Cell gegen Doppel-Pentium
Auf dem neuen Superchip Cell werden mehrere Betriebssysteme gleichzeitig arbeiten können. Der von IBM, Sony und Toshiba entwickelten Prozessor wird zehnmal schneller rechnen als heutige Pentium-Chips. Auch Intel und AMD arbeiten an ähnlichen Prozessoren.
Muss Intel um seine Vormachtstellung auf dem Prozessormarkt bangen? Das glauben zumindest die Entwickler von Cell, dem neuen Superchip der Firmen IBM, Sony und Toshiba. Der Chip soll ist zehnmal schneller als heutige PCs arbeiten und kann sowohl in Spielkonsolen oder als auch in PCs eingesetzt werden, wie die Entwickler am Montagabend in San Francisco bekannt gaben. In den meisten heutigen Rechnern steckt ein Prozessor von Intel und das Betriebssystem Windows von Microsoft. Die beiden Firmen haben eine Vormachtstellung auf dem Computer-Markt.
Cell wurde speziell für anspruchsvolle Multimedia-Anwendungen konzipiert. Fest steht, dass Cell bei der dritten Generation von Sonys Spielkonsole Playstation zum Einsatz kommen wird. Toshiba will den Prozessor bereits in diesem Jahr in Fernsehgeräte einbauen. IBM will ebenfalls noch in diesem Jahr eine Cell-Workstation verkaufen.
Der neue Chip enthält mehrere Kerne (Multicore-Technologie), die gleichzeitig verschiedene Aufträge bearbeiten können. So wird erwartet, dass auf einem Cell-Prozessor mehrere Betriebssysteme gleichzeitig laufen können, etwa Windows und Linux. Ein Heimanwender könnte zum Beispiel an einem Windowsprogramm arbeiten, während gleichzeitig unter Linux eine Media-Center-Software das Fernsehprogramm aufzeichnet oder ein Videospiel läuft. Bestätigt wurde bislang allerdings nur, dass Cell von Linux unterstützt wird.
Der Superchip soll nach Informationen der Nachrichtenagentur AP mit mehr als 4 Gigahertz getaktet werden. Der aktuell schnellste Pentium-Chip schafft 3,8 Gigahertz. Eine hohe Taktfrequenz allein ist jedoch nicht unbedingt die beste Strategie, weil mit höherer Taktung auch Verlustströme und damit die Hitzeentwicklung zunehmen. Angaben zu Stromverbrauch und möglicher Kühltechnik machten die Cell-Entwickler bisher keine.

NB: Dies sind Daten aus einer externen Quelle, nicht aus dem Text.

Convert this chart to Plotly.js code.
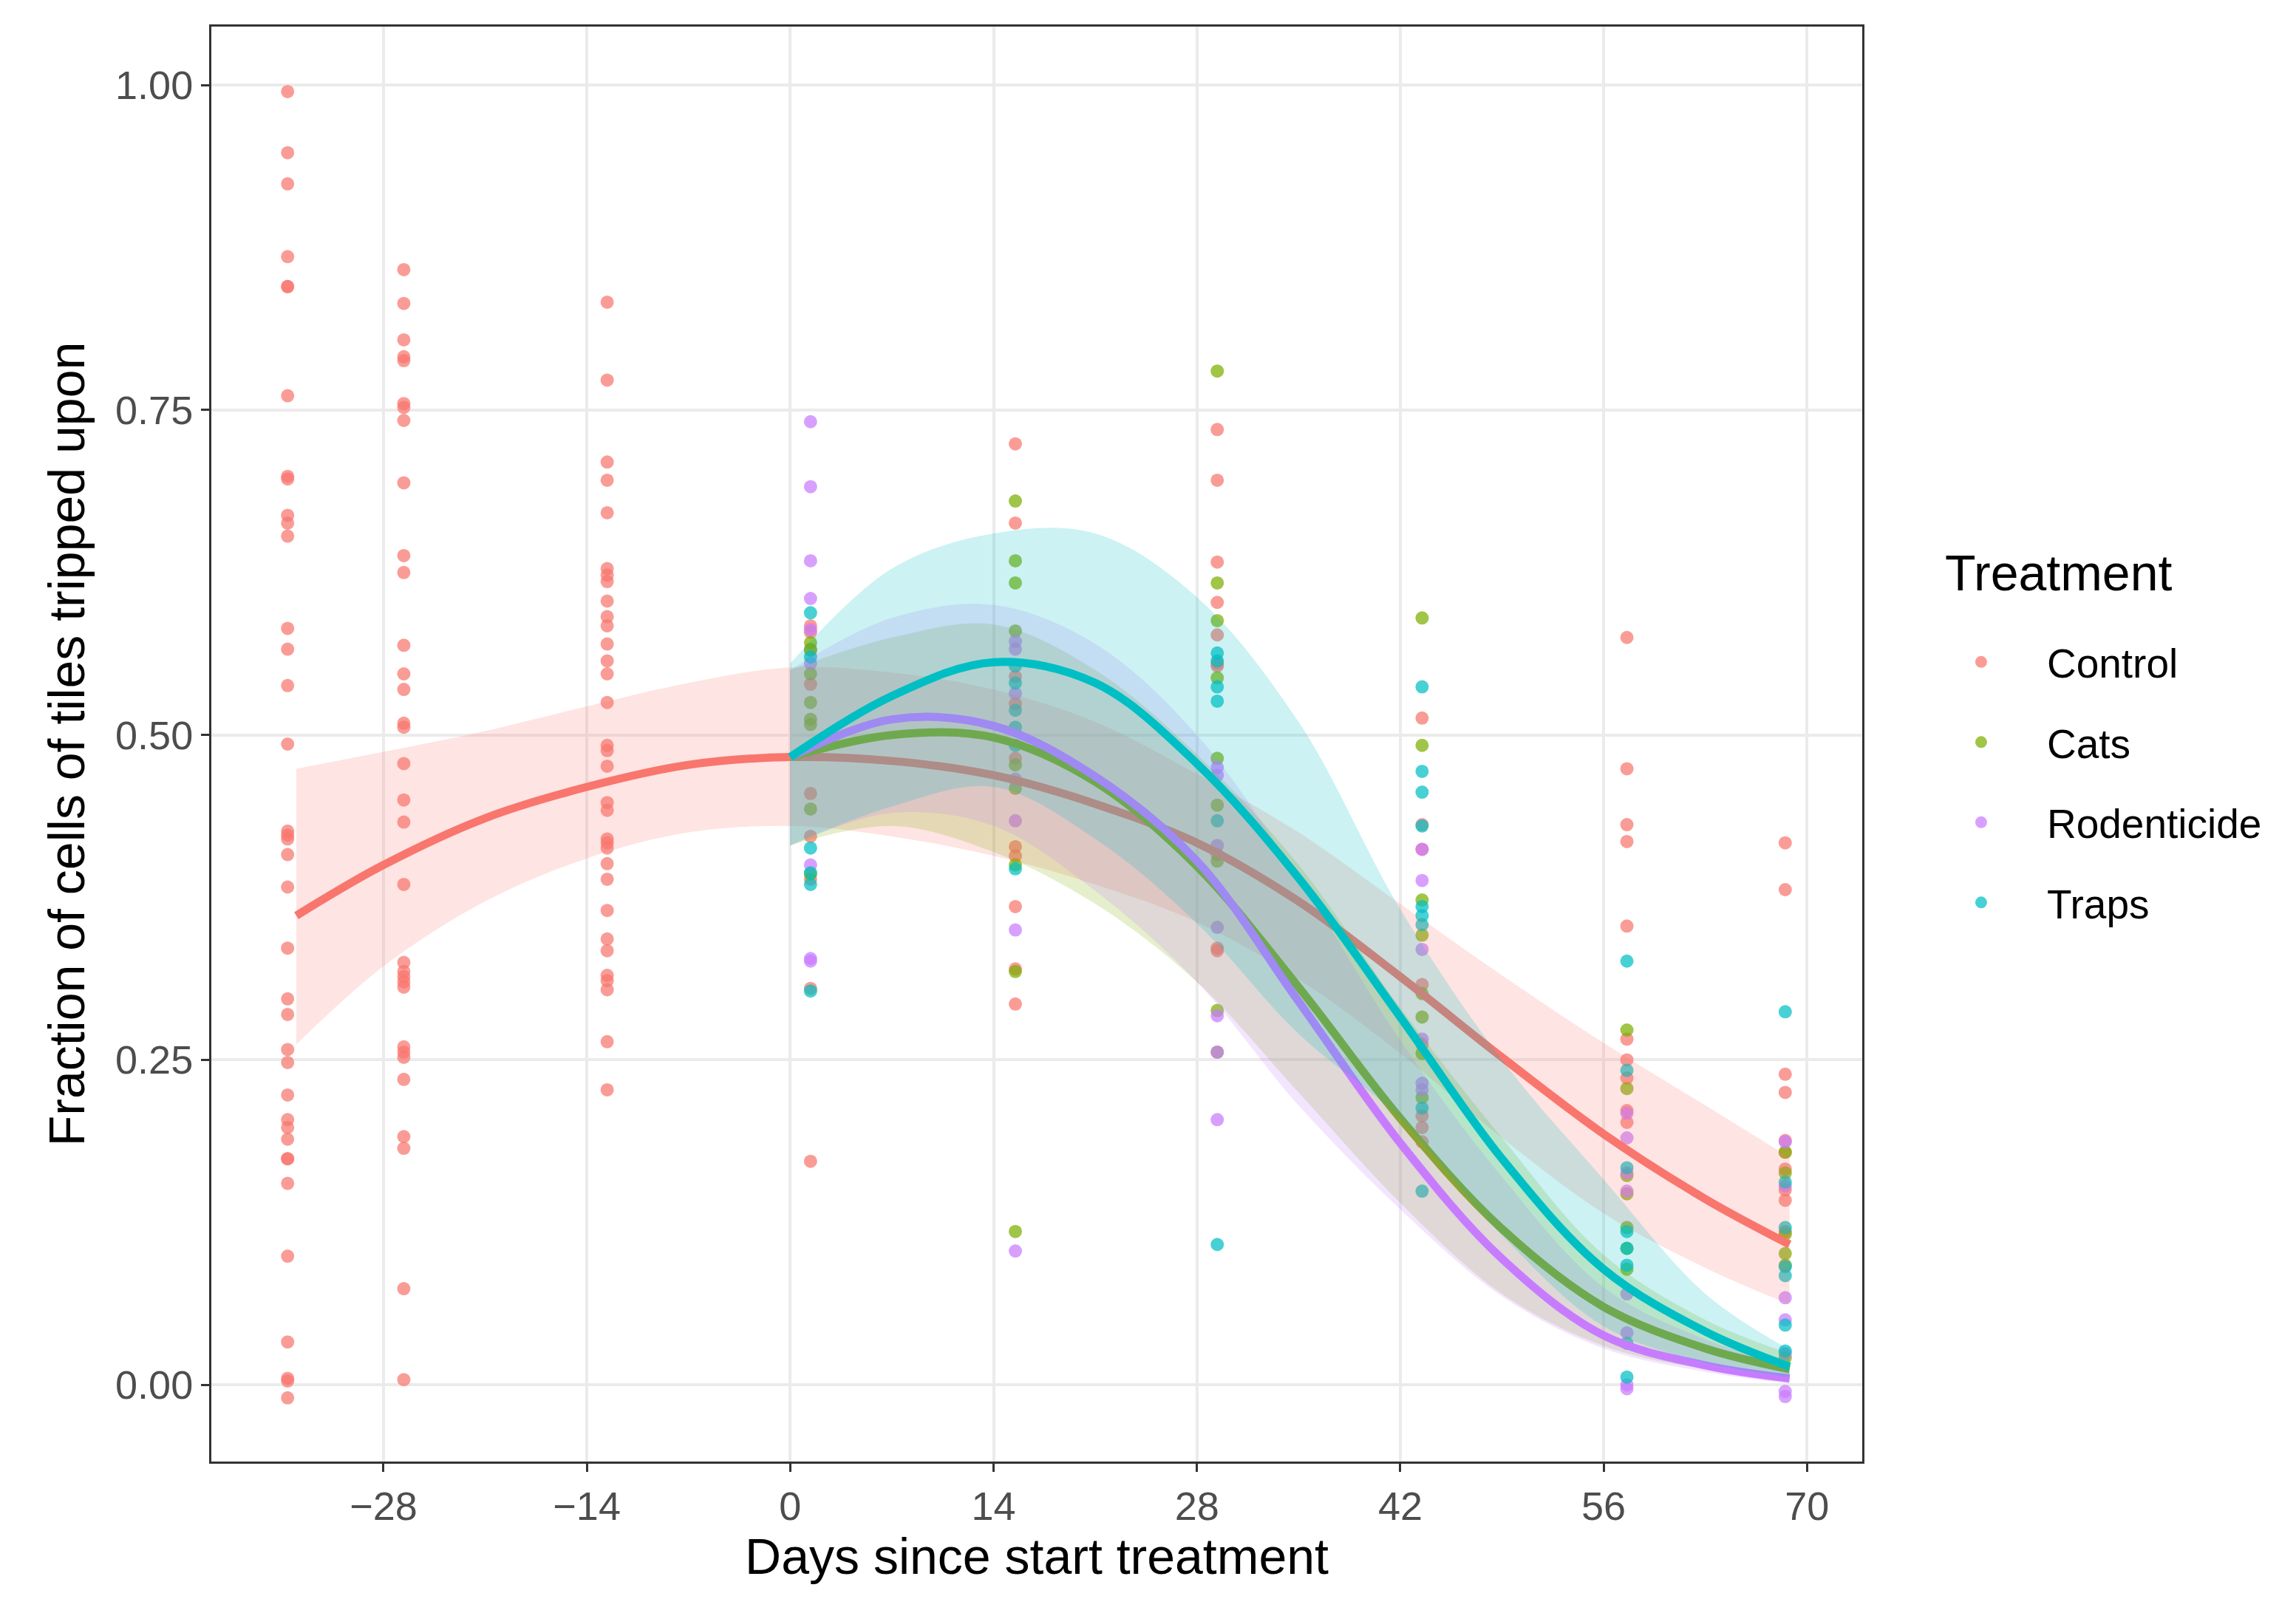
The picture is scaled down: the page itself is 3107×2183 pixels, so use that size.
<!DOCTYPE html>
<html>
<head>
<meta charset="utf-8">
<script src="https://cdn.plot.ly/plotly-3.0.1.min.js"></script>
<style>
  body { margin: 0; background: #fff; }
  #chart { width: 3107px; height: 2183px; }
</style>
</head>
<body>
<div id="chart"></div>
<script>
// sampling days (column centres of the point clouds)
const controlDays = [-34.6, -26.6, -12.6, 1.4, 15.5, 29.4, 43.5, 57.6, 68.5];
const treatDays = [1.4, 15.5, 29.4, 43.5, 57.6, 68.5];

// observed fractions, one list per sampling day
const controlObs = [
  [0.995,0.948,0.924,0.868,0.845,0.845,0.761,0.699,0.697,0.669,0.663,0.653,0.582,0.566,0.538,0.493,0.426,0.423,0.420,0.408,0.383,0.336,0.297,0.285,0.258,0.248,0.223,0.204,0.198,0.189,0.174,0.174,0.155,0.099,0.033,0.005,0.003,-0.010],
  [0.858,0.832,0.804,0.791,0.788,0.755,0.752,0.742,0.694,0.638,0.625,0.569,0.547,0.535,0.509,0.506,0.478,0.450,0.433,0.385,0.325,0.318,0.314,0.310,0.306,0.260,0.256,0.252,0.235,0.191,0.182,0.074,0.004],
  [0.833,0.773,0.710,0.696,0.671,0.628,0.623,0.618,0.603,0.591,0.584,0.570,0.557,0.547,0.525,0.492,0.488,0.476,0.448,0.442,0.420,0.417,0.413,0.401,0.389,0.365,0.343,0.334,0.315,0.311,0.304,0.264,0.227],
  [0.584,0.579,0.565,0.539,0.455,0.422,0.389,0.305,0.172],
  [0.724,0.663,0.545,0.524,0.482,0.414,0.407,0.368,0.320,0.293],
  [0.735,0.696,0.633,0.602,0.577,0.555,0.553,0.408,0.336,0.334],
  [0.513,0.431,0.412,0.308,0.262,0.207,0.198,0.187],
  [0.575,0.474,0.431,0.418,0.353,0.266,0.250,0.236,0.211,0.202],
  [0.417,0.381,0.239,0.225,0.188,0.179,0.166,0.150,0.142,0.118]
];
const catsObs = [
  [0.571,0.566,0.547,0.525,0.512,0.508,0.443,0.393],
  [0.680,0.634,0.617,0.580,0.477,0.459,0.400,0.318,0.118],
  [0.780,0.617,0.588,0.544,0.482,0.446,0.403,0.288,0.256],
  [0.590,0.492,0.373,0.346,0.301,0.283,0.255,0.221],
  [0.273,0.228,0.161,0.147,0.121,0.105,0.089],
  [0.179,0.163,0.116,0.101,0.092,0.021]
];
const rodentObs = [
  [0.741,0.691,0.634,0.605,0.581,0.555,0.400,0.328,0.326],
  [0.572,0.566,0.532,0.466,0.434,0.350,0.103],
  [0.475,0.469,0.415,0.352,0.284,0.256,0.204],
  [0.412,0.388,0.335,0.266,0.232,0.227],
  [0.209,0.190,0.163,0.149,0.070,0.040,0.000,-0.003],
  [0.187,0.153,0.067,0.050,0.024,-0.005,-0.009]
];
const trapsObs = [
  [0.594,0.560,0.488,0.413,0.394,0.385,0.303],
  [0.553,0.540,0.519,0.506,0.492,0.397],
  [0.563,0.557,0.537,0.526,0.434,0.108],
  [0.537,0.472,0.456,0.430,0.368,0.361,0.354,0.213,0.149],
  [0.326,0.242,0.167,0.118,0.105,0.092,0.032,0.006],
  [0.287,0.156,0.121,0.091,0.084,0.046,0.026]
];

// fitted curves and confidence bands
const controlFitDays = [-34,-28,-21,-14,-7,0,7,14,21,28,35,42,49,56,63,68.8];
const controlFit   = [0.361,0.400,0.436,0.460,0.477,0.483,0.480,0.469,0.447,0.417,0.372,0.314,0.252,0.193,0.143,0.108];
const controlUpper = [0.474,0.487,0.503,0.522,0.540,0.552,0.548,0.535,0.510,0.470,0.425,0.370,0.315,0.263,0.215,0.175];
const controlLower = [0.262,0.322,0.372,0.405,0.425,0.430,0.422,0.407,0.385,0.356,0.312,0.255,0.190,0.132,0.090,0.062];

const treatFitDays = [0,7,14,21,28,35,42,49,56,63,68.8];
const catsFit    = [0.483,0.500,0.498,0.464,0.399,0.306,0.205,0.120,0.060,0.028,0.012];
const catsUpper  = [0.550,0.575,0.585,0.550,0.485,0.400,0.290,0.190,0.100,0.050,0.024];
const catsLower  = [0.415,0.430,0.410,0.370,0.310,0.225,0.140,0.070,0.030,0.012,0.005];
const rodentFit   = [0.483,0.512,0.507,0.468,0.403,0.295,0.186,0.097,0.038,0.015,0.005];
const rodentUpper = [0.550,0.590,0.600,0.570,0.500,0.390,0.265,0.160,0.075,0.035,0.015];
const rodentLower = [0.415,0.440,0.430,0.380,0.310,0.215,0.135,0.068,0.028,0.010,0.001];
const trapsFit   = [0.483,0.530,0.556,0.540,0.478,0.390,0.283,0.174,0.089,0.041,0.014];
const trapsUpper = [0.555,0.628,0.655,0.655,0.606,0.510,0.366,0.250,0.158,0.070,0.027];
const trapsLower = [0.415,0.445,0.460,0.420,0.355,0.270,0.205,0.115,0.045,0.017,0.006];

const treatNames = ['Control', 'Cats', 'Rodenticide', 'Traps'];
const colours = ['#F8766D', '#7CAE00', '#C77CFF', '#00BFC4'];
const bands = ['rgba(248,118,109,0.2)', 'rgba(124,174,0,0.2)', 'rgba(199,124,255,0.2)', 'rgba(0,191,196,0.2)'];

function flatten(days, obs) {
    const x = [], y = [];
    obs.forEach((col, i) => col.forEach(v => { x.push(days[i]); y.push(v); }));
    return { x, y };
}

const observed = [
    flatten(controlDays, controlObs),
    flatten(treatDays, catsObs),
    flatten(treatDays, rodentObs),
    flatten(treatDays, trapsObs)
];
const fits = [
    [controlFitDays, controlFit, controlUpper, controlLower],
    [treatFitDays, catsFit, catsUpper, catsLower],
    [treatFitDays, rodentFit, rodentUpper, rodentLower],
    [treatFitDays, trapsFit, trapsUpper, trapsLower]
];

const data = [];
// points first, the smooths are drawn over them
treatNames.forEach((nome, i) => {
    data.push({
        x: observed[i].x, y: observed[i].y,
        type: 'scatter', mode: 'markers', name: nome,
        legendgroup: nome,
        marker: { color: colours[i], size: 18, opacity: 0.72 },
        hoverinfo: 'x+y+name'
    });
});
treatNames.forEach((nome, i) => {
    const [dx, fit, up, lo] = fits[i];
    data.push({
        x: dx, y: lo, type: 'scatter', mode: 'lines', showlegend: false,
        line: { width: 0, shape: 'spline', color: 'rgba(0,0,0,0)' }, hoverinfo: 'skip'
    });
    data.push({
        x: dx, y: up, type: 'scatter', mode: 'lines', showlegend: false,
        fill: 'tonexty', fillcolor: bands[i],
        line: { width: 0, shape: 'spline', color: 'rgba(0,0,0,0)' }, hoverinfo: 'skip'
    });
    data.push({
        x: dx, y: fit, type: 'scatter', mode: 'lines', showlegend: false,
        line: { width: 11, shape: 'spline', color: colours[i] }
    });
});

const fonte = 'Arial, "Liberation Sans", Helvetica, sans-serif';
const tickConfig = { family: fonte, size: 54, color: '#4D4D4D' };

const layout = {
    width: 3107,
    height: 2183,
    margin: { l: 286, r: 587, t: 36, b: 205 },
    paper_bgcolor: '#ffffff',
    plot_bgcolor: '#ffffff',
    font: { family: fonte, color: '#000000' },
    xaxis: {
        range: [-39.85, 73.8],
        tickvals: [-28, -14, 0, 14, 28, 42, 56, 70],
        tickfont: tickConfig,
        ticks: 'outside', ticklen: 11, tickwidth: 3, tickcolor: '#333333',
        showgrid: true, gridcolor: '#EBEBEB', gridwidth: 4,
        zeroline: false,
        showline: true, mirror: true, linecolor: '#333333', linewidth: 3,
        title: { text: 'Days since start treatment', font: { family: fonte, size: 68, color: '#000000' }, standoff: 12 }
    },
    yaxis: {
        range: [-0.059, 1.045],
        tickvals: [0, 0.25, 0.5, 0.75, 1],
        ticktext: ['0.00', '0.25', '0.50', '0.75', '1.00'],
        tickfont: tickConfig,
        ticks: 'outside', ticklen: 11, tickwidth: 3, tickcolor: '#333333',
        showgrid: true, gridcolor: '#EBEBEB', gridwidth: 4,
        zeroline: false,
        showline: true, mirror: true, linecolor: '#333333', linewidth: 3,
        title: { text: 'Fraction of cells of tiles tripped upon', font: { family: fonte, size: 68, color: '#000000' }, standoff: 20 }
    },
    showlegend: true,
    legend: {
        x: 1.0322, xanchor: 'left',
        y: 0.579, yanchor: 'top',
        traceorder: 'grouped',
        tracegroupgap: 34,
        itemwidth: 168,
        font: { family: fonte, size: 55, color: '#000000' },
        bgcolor: 'rgba(0,0,0,0)'
    },
    // legend heading placed on its own, ggplot leaves more room under it
    annotations: [{
        text: 'Treatment',
        xref: 'paper', yref: 'paper',
        x: 1.0492, xanchor: 'left',
        y: 0.6195, yanchor: 'middle',
        showarrow: false,
        font: { family: fonte, size: 68, color: '#000000' }
    }]
};

Plotly.newPlot('chart', data, layout, { displayModeBar: false });
</script>
</body>
</html>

IBM hatte gemeinsam mit Motorola und Apple bereits in den 90er Jahren mit dem Power PC ein Konkurrenz-Modell zu den Intel-Prozessoren entwickelt. Die Architektur wird zwar bis heute in Apple-Rechnern eingesetzt, doch Intel ist weiterhin Marktführer.
Intel und ebenso der Prozessorhersteller AMD arbeiten an eigenen Multicore-Prozessoren, die noch in diesem Jahr auf den Markt kommen sollen. Intel hat sogar schon offiziell die Produktion eines Chips mit zwei Prozessorkernen (Dual Core) aufgenommen, wie das Unternehmen am Dienstag in Santa Clara mitteilte. Die Auslieferung der neuen Chips soll im Laufe des zweiten Quartals beginnen.
Nach Darstellung des Intel-Konzerns läutet die neue Generation eine Ära ein, in der zwei oder mehrere "Herzen" in einem Personal Computer schlagen. Der Pentium Extreme Edition werde sogar vier statt zwei Software-Aufgaben gleichzeitig bearbeiten können, hieß es.
Möglicherweise wird US-Konkurrent AMD nach der Ankündigung des Branchenführers seine Pläne ändern und nun noch vor dem Sommer seinen angekündigten Dual-Core-Chip in den Handel bringen.